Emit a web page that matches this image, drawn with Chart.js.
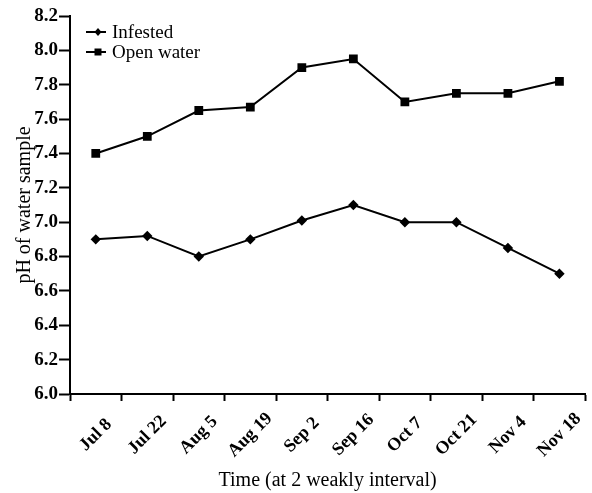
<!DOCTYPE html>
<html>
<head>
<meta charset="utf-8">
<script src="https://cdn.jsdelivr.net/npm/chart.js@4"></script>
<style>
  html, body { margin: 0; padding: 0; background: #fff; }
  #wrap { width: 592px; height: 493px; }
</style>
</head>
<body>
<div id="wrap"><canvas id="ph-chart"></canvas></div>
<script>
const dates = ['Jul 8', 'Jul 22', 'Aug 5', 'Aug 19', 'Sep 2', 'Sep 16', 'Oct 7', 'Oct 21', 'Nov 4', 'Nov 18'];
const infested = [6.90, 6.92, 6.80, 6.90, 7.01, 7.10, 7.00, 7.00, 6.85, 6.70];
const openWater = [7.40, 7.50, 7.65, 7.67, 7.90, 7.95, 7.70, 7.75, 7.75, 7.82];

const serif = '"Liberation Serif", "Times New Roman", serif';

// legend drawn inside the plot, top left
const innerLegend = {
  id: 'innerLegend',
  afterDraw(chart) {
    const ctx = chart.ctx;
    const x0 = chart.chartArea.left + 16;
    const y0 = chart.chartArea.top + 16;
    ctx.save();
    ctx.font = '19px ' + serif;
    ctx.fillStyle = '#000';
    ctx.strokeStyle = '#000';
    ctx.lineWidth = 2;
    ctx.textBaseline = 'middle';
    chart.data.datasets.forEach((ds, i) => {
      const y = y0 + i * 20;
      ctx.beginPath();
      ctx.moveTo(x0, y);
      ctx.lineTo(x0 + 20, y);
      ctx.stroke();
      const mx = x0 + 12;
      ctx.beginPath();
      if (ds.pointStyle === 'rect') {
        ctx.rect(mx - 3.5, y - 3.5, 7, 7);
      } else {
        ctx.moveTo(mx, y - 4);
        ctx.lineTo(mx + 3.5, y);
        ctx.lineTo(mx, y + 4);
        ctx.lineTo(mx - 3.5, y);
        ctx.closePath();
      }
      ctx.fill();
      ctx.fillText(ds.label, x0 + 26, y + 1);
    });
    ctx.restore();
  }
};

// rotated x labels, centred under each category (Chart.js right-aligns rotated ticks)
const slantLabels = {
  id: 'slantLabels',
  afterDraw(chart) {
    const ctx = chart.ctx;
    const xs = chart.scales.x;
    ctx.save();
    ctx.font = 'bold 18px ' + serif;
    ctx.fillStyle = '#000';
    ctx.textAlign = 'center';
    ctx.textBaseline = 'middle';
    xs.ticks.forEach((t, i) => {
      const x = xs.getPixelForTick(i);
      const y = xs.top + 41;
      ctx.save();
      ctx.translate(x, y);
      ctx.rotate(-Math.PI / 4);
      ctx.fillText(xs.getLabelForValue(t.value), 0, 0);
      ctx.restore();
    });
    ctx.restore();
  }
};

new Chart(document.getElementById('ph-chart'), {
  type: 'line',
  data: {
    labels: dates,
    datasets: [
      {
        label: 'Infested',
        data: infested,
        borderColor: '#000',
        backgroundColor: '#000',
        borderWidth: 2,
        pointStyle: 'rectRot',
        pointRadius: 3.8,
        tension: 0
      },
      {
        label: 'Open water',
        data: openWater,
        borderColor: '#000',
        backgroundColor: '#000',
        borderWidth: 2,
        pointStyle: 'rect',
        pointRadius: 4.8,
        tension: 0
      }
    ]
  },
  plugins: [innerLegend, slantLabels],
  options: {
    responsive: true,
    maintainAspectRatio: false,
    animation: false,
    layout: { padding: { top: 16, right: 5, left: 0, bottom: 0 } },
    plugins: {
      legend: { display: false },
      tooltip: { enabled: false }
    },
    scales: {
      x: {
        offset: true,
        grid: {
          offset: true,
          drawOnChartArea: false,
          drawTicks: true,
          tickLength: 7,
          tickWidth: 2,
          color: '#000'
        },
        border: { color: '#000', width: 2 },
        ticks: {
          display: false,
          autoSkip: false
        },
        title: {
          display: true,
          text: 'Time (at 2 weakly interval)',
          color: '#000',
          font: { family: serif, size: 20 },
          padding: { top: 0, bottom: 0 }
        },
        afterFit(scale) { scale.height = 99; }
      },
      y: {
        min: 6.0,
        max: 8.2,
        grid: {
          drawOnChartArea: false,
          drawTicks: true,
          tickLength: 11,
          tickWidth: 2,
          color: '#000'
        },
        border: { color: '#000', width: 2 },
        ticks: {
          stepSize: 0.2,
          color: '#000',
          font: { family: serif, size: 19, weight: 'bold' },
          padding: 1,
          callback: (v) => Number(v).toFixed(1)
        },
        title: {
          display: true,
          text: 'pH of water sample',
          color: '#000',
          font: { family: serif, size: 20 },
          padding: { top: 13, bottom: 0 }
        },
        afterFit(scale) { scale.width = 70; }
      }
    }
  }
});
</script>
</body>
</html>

_Exercise directions:_ Pictures are to be left out; repeat all the remaining data exactly.

_Right answer:_
Emit a web page that matches this image, drawn with Chart.js.
<!DOCTYPE html>
<html>
<head>
<meta charset="utf-8">
<script src="https://cdn.jsdelivr.net/npm/chart.js@4"></script>
<style>
  html, body { margin: 0; padding: 0; background: #fff; }
  #wrap { width: 592px; height: 493px; }
</style>
</head>
<body>
<div id="wrap"><canvas id="ph-chart"></canvas></div>
<script>
const dates = ['Jul 8', 'Jul 22', 'Aug 5', 'Aug 19', 'Sep 2', 'Sep 16', 'Oct 7', 'Oct 21', 'Nov 4', 'Nov 18'];
const infested = [6.90, 6.92, 6.80, 6.90, 7.01, 7.10, 7.00, 7.00, 6.85, 6.70];
const openWater = [7.40, 7.50, 7.65, 7.67, 7.90, 7.95, 7.70, 7.75, 7.75, 7.82];

const serif = '"Liberation Serif", "Times New Roman", serif';

// legend drawn inside the plot, top left
const innerLegend = {
  id: 'innerLegend',
  afterDraw(chart) {
    const ctx = chart.ctx;
    const x0 = chart.chartArea.left + 16;
    const y0 = chart.chartArea.top + 16;
    ctx.save();
    ctx.font = '19px ' + serif;
    ctx.fillStyle = '#000';
    ctx.strokeStyle = '#000';
    ctx.lineWidth = 2;
    ctx.textBaseline = 'middle';
    chart.data.datasets.forEach((ds, i) => {
      const y = y0 + i * 20;
      ctx.beginPath();
      ctx.moveTo(x0, y);
      ctx.lineTo(x0 + 20, y);
      ctx.stroke();
      const mx = x0 + 12;
      ctx.beginPath();
      if (ds.pointStyle === 'rect') {
        ctx.rect(mx - 3.5, y - 3.5, 7, 7);
      } else {
        ctx.moveTo(mx, y - 4);
        ctx.lineTo(mx + 3.5, y);
        ctx.lineTo(mx, y + 4);
        ctx.lineTo(mx - 3.5, y);
        ctx.closePath();
      }
      ctx.fill();
      ctx.fillText(ds.label, x0 + 26, y + 1);
    });
    ctx.restore();
  }
};

// rotated x labels, centred under each category (Chart.js right-aligns rotated ticks)
const slantLabels = {
  id: 'slantLabels',
  afterDraw(chart) {
    const ctx = chart.ctx;
    const xs = chart.scales.x;
    ctx.save();
    ctx.font = 'bold 18px ' + serif;
    ctx.fillStyle = '#000';
    ctx.textAlign = 'center';
    ctx.textBaseline = 'middle';
    xs.ticks.forEach((t, i) => {
      const x = xs.getPixelForTick(i);
      const y = xs.top + 41;
      ctx.save();
      ctx.translate(x, y);
      ctx.rotate(-Math.PI / 4);
      ctx.fillText(xs.getLabelForValue(t.value), 0, 0);
      ctx.restore();
    });
    ctx.restore();
  }
};

new Chart(document.getElementById('ph-chart'), {
  type: 'line',
  data: {
    labels: dates,
    datasets: [
      {
        label: 'Infested',
        data: infested,
        borderColor: '#000',
        backgroundColor: '#000',
        borderWidth: 2,
        pointStyle: 'rectRot',
        pointRadius: 3.8,
        tension: 0
      },
      {
        label: 'Open water',
        data: openWater,
        borderColor: '#000',
        backgroundColor: '#000',
        borderWidth: 2,
        pointStyle: 'rect',
        pointRadius: 4.8,
        tension: 0
      }
    ]
  },
  plugins: [innerLegend, slantLabels],
  options: {
    responsive: true,
    maintainAspectRatio: false,
    animation: false,
    layout: { padding: { top: 16, right: 5, left: 0, bottom: 0 } },
    plugins: {
      legend: { display: false },
      tooltip: { enabled: false }
    },
    scales: {
      x: {
        offset: true,
        grid: {
          offset: true,
          drawOnChartArea: false,
          drawTicks: true,
          tickLength: 7,
          tickWidth: 2,
          color: '#000'
        },
        border: { color: '#000', width: 2 },
        ticks: {
          display: false,
          autoSkip: false
        },
        title: {
          display: true,
          text: 'Time (at 2 weakly interval)',
          color: '#000',
          font: { family: serif, size: 20 },
          padding: { top: 0, bottom: 0 }
        },
        afterFit(scale) { scale.height = 99; }
      },
      y: {
        min: 6.0,
        max: 8.2,
        grid: {
          drawOnChartArea: false,
          drawTicks: true,
          tickLength: 11,
          tickWidth: 2,
          color: '#000'
        },
        border: { color: '#000', width: 2 },
        ticks: {
          stepSize: 0.2,
          color: '#000',
          font: { family: serif, size: 19, weight: 'bold' },
          padding: 1,
          callback: (v) => Number(v).toFixed(1)
        },
        title: {
          display: true,
          text: 'pH of water sample',
          color: '#000',
          font: { family: serif, size: 20 },
          padding: { top: 13, bottom: 0 }
        },
        afterFit(scale) { scale.width = 70; }
      }
    }
  }
});
</script>
</body>
</html>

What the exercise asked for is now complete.